Morbid jokes

Morbid jokes

"What's your name, son?" the principal asked his student. The kid replied, "D-d-d-dav-dav-david, sir." "Do you have a stutter?" the principal asked. The student answered, "No sir, my dad has a stutter, but the guy who registered my name was a real jerk."

My best friend looked at my arms and said, "Stop, sh*t, it's bad," then turns right around and says, "You look like a tiger."

So from here on out I am now Finn, the self-harming tiger.

Roses are red. Violets are blue. A face like yours belongs in a zoo. Don't worry, I'll be there too. Not in the cage, but laughing at YOU!

Q: What do Burger King and Michael Jackson have in common?

A: They put meat on five-year-old buns.

Abortion is becoming more and more expensive these days. So visit Ammu-nation and pick up an Armsan RS-X1 tactical shotgun. It comes with a free box of ammo and a three year warranty. Buy now, pay later.

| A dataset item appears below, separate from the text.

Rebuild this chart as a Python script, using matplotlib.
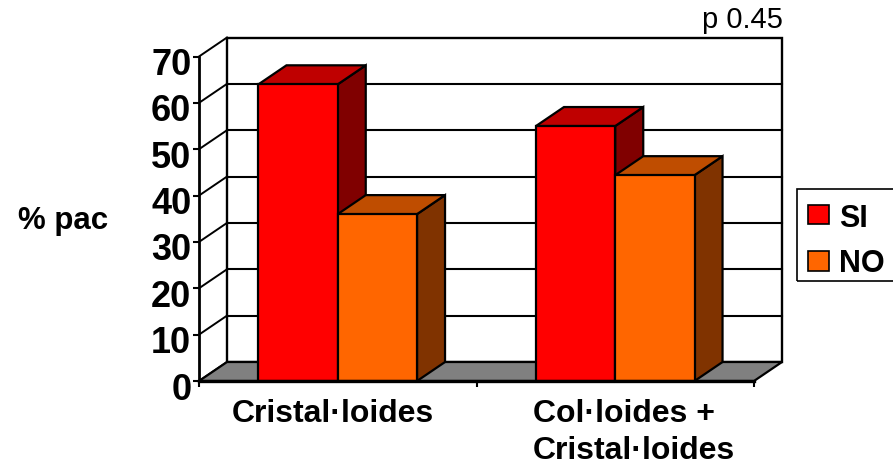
import matplotlib
matplotlib.use('Agg')
import matplotlib.pyplot as plt
from matplotlib.patches import Polygon, Rectangle
from matplotlib.transforms import ScaledTranslation

# ---------------- data ----------------
categories = ['Cristal·loides', 'Col·loides +\nCristal·loides']
series_names = ['SI', 'NO']
si_values = [64, 55]
no_values = [36, 44.4]
y_ticks = [0, 10, 20, 30, 40, 50, 60, 70]
y_label = '% pac'
annotation = 'p 0.45'

# ---------------- style ----------------
front_colors = ['#FF0000', '#FF6600']
top_colors = ['#BF0000', '#BF4D00']
side_colors = ['#800000', '#803300']
floor_color = '#808080'
label_shift_px = [-5, 19]

plt.rcParams['font.family'] = ['Liberation Sans', 'DejaVu Sans']

W, H = 893, 469
fig = plt.figure(figsize=(W / 100, H / 100), dpi=100)


def fx(px):
    return px / W


def fy(py):
    return 1 - py / H


ax = fig.add_axes([fx(199), fy(381), fx(754) - fx(199), fy(56.5) - fy(381)])
ax.set_xlim(0, len(categories))
ax.set_ylim(y_ticks[0], y_ticks[-1])

# depth offset (pixels -> data units)
depth_px_x, depth_px_y = 28, 19
ax_w_px = (fx(754) - fx(199)) * W
ax_h_px = (fy(56.5) - fy(381)) * H
DX = depth_px_x / ax_w_px * len(categories)
DY = depth_px_y / ax_h_px * (y_ticks[-1] - y_ticks[0])
ymax = y_ticks[-1]
ncat = len(categories)

# back wall
ax.add_patch(Rectangle((DX, DY), ncat, ymax, fc='white', ec='black', lw=1.7,
                       zorder=1, clip_on=False))
for v in y_ticks[1:-1]:
    ax.plot([DX, ncat + DX], [v + DY, v + DY], color='black', lw=1.5,
            zorder=2, clip_on=False)
# left wall diagonals
for v in y_ticks:
    ax.plot([0, DX], [v, v + DY], color='black', lw=1.4, zorder=2, clip_on=False)

# floor
ax.add_patch(Polygon([(0, 0), (ncat, 0), (ncat + DX, DY), (DX, DY)], closed=True,
                     fc=floor_color, ec='black', lw=1.6, zorder=3, clip_on=False))

# bars
nser = 2
w = 1 / (nser + 1.5)
series = [si_values, no_values]
for i in range(ncat):
    for j in range(nser):
        v = series[j][i]
        x0 = i + 0.75 * w + j * w
        z = 5 + i * 10 + j * 2
        # side face
        ax.add_patch(Polygon([(x0 + w, 0), (x0 + w + DX, DY), (x0 + w + DX, v + DY),
                              (x0 + w, v)], closed=True, fc=side_colors[j], ec='black',
                             lw=1.6, zorder=z, clip_on=False, joinstyle='miter'))
        # top face
        ax.add_patch(Polygon([(x0, v), (x0 + w, v), (x0 + w + DX, v + DY),
                              (x0 + DX, v + DY)], closed=True, fc=top_colors[j],
                             ec='black', lw=1.6, zorder=z, clip_on=False,
                             joinstyle='miter'))
        # front face
        ax.add_patch(Rectangle((x0, 0), w, v, fc=front_colors[j], ec='black',
                               lw=1.6, zorder=z + 1, clip_on=False, joinstyle='miter'))

# axes / spines
for s in ['top', 'right']:
    ax.spines[s].set_visible(False)
ax.spines['left'].set_linewidth(2)
ax.spines['bottom'].set_linewidth(2.4)
for s in ['left', 'bottom']:
    ax.spines[s].set_zorder(50)
ax.patch.set_visible(False)

ax.set_yticks(y_ticks)
ax.set_yticklabels([str(t) for t in y_ticks], fontsize=26, fontweight='bold')
ax.tick_params(axis='y', direction='out', length=4.5, width=1.5, pad=1)
offset = ScaledTranslation(0, -5 / 100, fig.dpi_scale_trans)
for lab in ax.get_yticklabels():
    lab.set_transform(lab.get_transform() + offset)

ax.set_xticks(range(ncat + 1))
ax.set_xticklabels([''] * (ncat + 1))
ax.tick_params(axis='x', which='major', direction='out', length=4.5, width=1.5)
ax.set_xticks([i + 0.5 for i in range(ncat)], minor=True)
ax.set_xticklabels(categories, minor=True, fontsize=23, fontweight='bold',
                   linespacing=1.32, multialignment='left')
ax.tick_params(axis='x', which='minor', length=0, pad=13)
for lab, sh in zip(ax.get_xticklabels(minor=True), label_shift_px):
    lab.set_transform(lab.get_transform() +
                      ScaledTranslation(sh / 100, 0, fig.dpi_scale_trans))

# y label and annotation
fig.text(fx(18), fy(229), y_label, fontsize=22.5, fontweight='bold', ha='left',
         va='baseline')
fig.text(fx(702), fy(28.5), annotation, fontsize=21, ha='left', va='baseline')

# legend (manual)
fig.add_artist(Rectangle((fx(797), fy(281)), fx(910) - fx(797), fy(189) - fy(281),
                         transform=fig.transFigure, fill=False, ec='black', lw=1.2))
legend_tops = [205, 251]
legend_base = [227, 272]
for j in range(nser):
    fig.add_artist(Rectangle((fx(808), fy(legend_tops[j] + 19.5)), fx(829) - fx(808),
                             fy(legend_tops[j]) - fy(legend_tops[j] + 19.5),
                             transform=fig.transFigure, fc=front_colors[j],
                             ec='black', lw=1.2))
    fig.text(fx(839), fy(legend_base[j]), series_names[j], fontsize=22,
             fontweight='bold', ha='left', va='baseline')

fig.savefig('out.png', dpi=100)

My dad died, so I dug his grave. I was asked why I murdered him. I answered, "Guess we'll never know who did it because he dug his own grave." My father was William Afton.

Why don’t you get a book about how to commit suicide?

Because you won’t bring it back afterwards.

Don't you just hate when you have to eat cereal with water because your dad won't bring the fucking milk? Cause same.